[START DATASET CONTENT]

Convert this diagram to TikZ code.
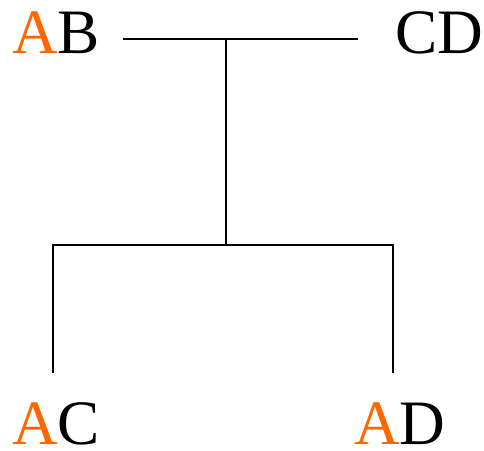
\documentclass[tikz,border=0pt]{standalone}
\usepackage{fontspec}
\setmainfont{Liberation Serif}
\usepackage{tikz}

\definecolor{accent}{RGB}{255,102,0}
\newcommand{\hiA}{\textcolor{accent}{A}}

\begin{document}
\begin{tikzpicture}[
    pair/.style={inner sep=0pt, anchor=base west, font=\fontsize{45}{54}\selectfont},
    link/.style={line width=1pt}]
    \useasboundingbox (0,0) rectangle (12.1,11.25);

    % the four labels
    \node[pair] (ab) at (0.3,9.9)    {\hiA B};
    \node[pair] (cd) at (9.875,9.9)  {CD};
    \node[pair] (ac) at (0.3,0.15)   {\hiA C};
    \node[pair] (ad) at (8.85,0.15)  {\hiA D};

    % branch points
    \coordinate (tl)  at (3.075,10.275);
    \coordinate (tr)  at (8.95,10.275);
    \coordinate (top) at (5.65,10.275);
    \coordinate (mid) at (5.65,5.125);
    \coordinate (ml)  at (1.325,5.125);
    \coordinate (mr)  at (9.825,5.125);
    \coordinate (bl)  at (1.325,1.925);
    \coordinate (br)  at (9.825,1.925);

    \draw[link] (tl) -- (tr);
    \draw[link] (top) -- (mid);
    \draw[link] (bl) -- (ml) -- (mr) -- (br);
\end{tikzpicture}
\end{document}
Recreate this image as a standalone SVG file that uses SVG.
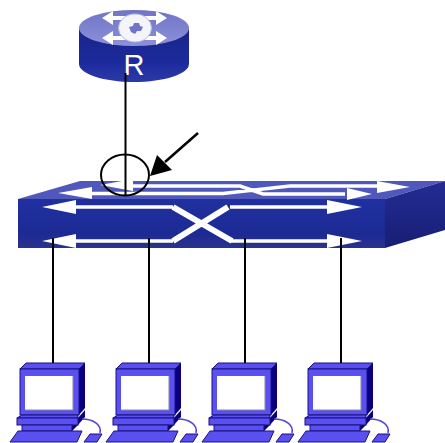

[END DATASET CONTENT]

▶ **INSTRUCTIONS FOR THE TASK**
Count how many lines contain "standalone" and give only that count.

▶ **ANSWER BELOW**
2